◆ **Job**: In the lines below, output everything from the first line through the line containing "import * as" exactly as it is. Pictures are not part of the output.

◆ **Dataset excerpt**:
---
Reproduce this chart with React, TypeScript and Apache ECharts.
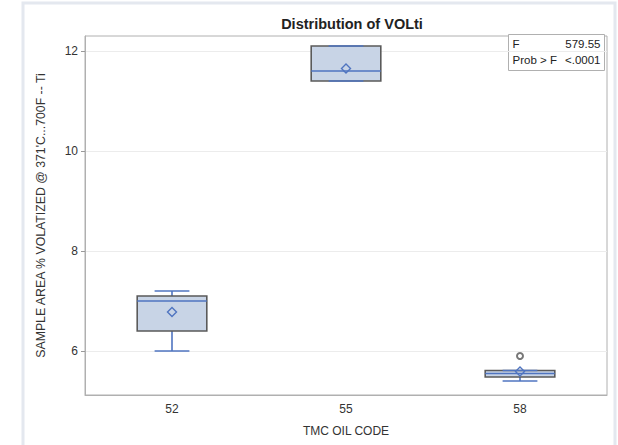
import React, { useEffect, useRef } from "react";
import * as echarts from "echarts";

const categories = ["52", "55", "58"];
const whiskerLow = [6.0, 11.4, 5.4];
const q1 = [6.4, 11.4, 5.48];
const median = [7.0, 11.6, 5.55];
const q3 = [7.1, 12.1, 5.61];
const whiskerHigh = [7.2, 12.1, 5.61];
const means = [6.78, 11.65, 5.59];
const outliers: [string, number][] = [["58", 5.9]];
const yTicks = [6, 8, 10, 12];
const statLabels = ["F", "Prob > F"];
const statValues = ["579.55", "<.0001"];

const FONT = "'Liberation Sans', Arial, sans-serif";
const BLUE = "#4f74c0";
const FILL = "#c8d4e6";
const BORDER = "#5a5a5a";

export default function App() {
  const ref = useRef<HTMLDivElement>(null);
  useEffect(() => {
    const chart = echarts.init(ref.current!, null, { renderer: "svg" });
    const boxData = categories.map((_, i) => [
      i,
      whiskerLow[i],
      q1[i],
      median[i],
      q3[i],
      whiskerHigh[i],
      means[i],
    ]);
    chart.setOption({
      animation: false,
      backgroundColor: "#ffffff",
      textStyle: { fontFamily: FONT },
      title: {
        text: "Distribution of VOLti",
        left: 347,
        textAlign: "center",
        top: 11,
        textStyle: { fontFamily: FONT, fontSize: 14.5, fontWeight: "bold", color: "#222" },
      },
      grid: { left: 85, right: 11, top: 36, bottom: 50, show: true, borderColor: "#b0b0b0", borderWidth: 1 },
      xAxis: {
        type: "category",
        data: categories,
        boundaryGap: true,
        name: "TMC OIL CODE",
        nameLocation: "middle",
        nameGap: 30,
        nameTextStyle: { fontFamily: FONT, fontSize: 12, color: "#333" },
        axisLine: { lineStyle: { color: "#b0b0b0" } },
        axisTick: { alignWithLabel: true, length: 4, lineStyle: { color: "#999" } },
        axisLabel: { fontFamily: FONT, fontSize: 12, color: "#333", margin: 8 },
      },
      yAxis: {
        type: "value",
        min: 5.12,
        max: 12.3,
        name: "SAMPLE AREA % VOLATIZED @ 371'C...700F -- Ti",
        nameLocation: "middle",
        nameGap: 38,
        nameTextStyle: { fontFamily: FONT, fontSize: 12.3, color: "#333" },
        axisLine: { show: true, lineStyle: { color: "#b0b0b0" } },
        axisTick: { show: true, length: 4, customValues: yTicks, lineStyle: { color: "#999" } },
        axisLabel: { fontFamily: FONT, fontSize: 12, color: "#333", margin: 7, customValues: yTicks },
        splitLine: { show: true, customValues: yTicks, lineStyle: { color: "#ececec" } },
      },
      graphic: [
        {
          type: "rect",
          shape: { x: 23, y: 3, width: 592, height: 460 },
          style: { fill: "none", stroke: "#e4e8ef", lineWidth: 3 },
          silent: true,
        },
        {
          type: "group",
          left: 508,
          top: 34,
          children: [
            {
              type: "rect",
              shape: { x: 0, y: 0, width: 96, height: 36 },
              style: { fill: "#fff", stroke: "#b0b0b0", lineWidth: 1 },
            },
            ...statLabels.map((t, i) => ({
              type: "text",
              x: 4,
              y: 3 + i * 16,
              style: { text: t, fontFamily: FONT, fontSize: 11.5, fill: "#222" },
            })),
            ...statValues.map((t, i) => ({
              type: "text",
              x: 92,
              y: 3 + i * 16,
              style: { text: t, fontFamily: FONT, fontSize: 11.5, fill: "#222", textAlign: "right" },
            })),
          ],
        },
      ],
      series: [
        {
          type: "custom",
          data: boxData,
          encode: { x: 0, y: [1, 2, 3, 4, 5, 6] },
          z: 3,
          renderItem: (params: any, api: any) => {
            const x = api.value(0);
            const band = api.size([1, 0])[0];
            const boxW = band * 0.4;
            const capW = band * 0.2;
            const pLow = api.coord([x, api.value(1)]);
            const pQ1 = api.coord([x, api.value(2)]);
            const pMed = api.coord([x, api.value(3)]);
            const pQ3 = api.coord([x, api.value(4)]);
            const pHigh = api.coord([x, api.value(5)]);
            const pMean = api.coord([x, api.value(6)]);
            const cx = pMed[0];
            const d = 4.5;
            const lineStyle = { stroke: BLUE, lineWidth: 1.6 };
            return {
              type: "group",
              children: [
                { type: "line", shape: { x1: cx, y1: pLow[1], x2: cx, y2: pQ1[1] }, style: lineStyle },
                { type: "line", shape: { x1: cx, y1: pQ3[1], x2: cx, y2: pHigh[1] }, style: lineStyle },
                {
                  type: "rect",
                  shape: { x: cx - boxW / 2, y: pQ3[1], width: boxW, height: pQ1[1] - pQ3[1] },
                  style: { fill: FILL, stroke: BORDER, lineWidth: 1.6 },
                },
                { type: "line", shape: { x1: cx - capW / 2, y1: pLow[1], x2: cx + capW / 2, y2: pLow[1] }, style: lineStyle },
                { type: "line", shape: { x1: cx - capW / 2, y1: pHigh[1], x2: cx + capW / 2, y2: pHigh[1] }, style: lineStyle },
                { type: "line", shape: { x1: cx - boxW / 2, y1: pMed[1], x2: cx + boxW / 2, y2: pMed[1] }, style: lineStyle },
                {
                  type: "polygon",
                  shape: {
                    points: [
                      [cx, pMean[1] - d],
                      [cx + d, pMean[1]],
                      [cx, pMean[1] + d],
                      [cx - d, pMean[1]],
                    ],
                  },
                  style: { fill: "none", stroke: BLUE, lineWidth: 1.4 },
                },
              ],
            };
          },
        },
        {
          type: "scatter",
          data: outliers,
          symbol: "emptyCircle",
          symbolSize: 6,
          itemStyle: { color: "#555", borderColor: "#555", borderWidth: 1.3 },
          z: 4,
        },
      ],
    });
    return () => chart.dispose();
  }, []);
  return (
    <div
      ref={ref}
      style={{ position: "fixed", left: 0, top: 0, width: 618, height: 445 }}
    />
  );
}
---
◆ **Correct answer**:
Reproduce this chart with React, TypeScript and Apache ECharts.
import React, { useEffect, useRef } from "react";
import * as echarts from "echarts";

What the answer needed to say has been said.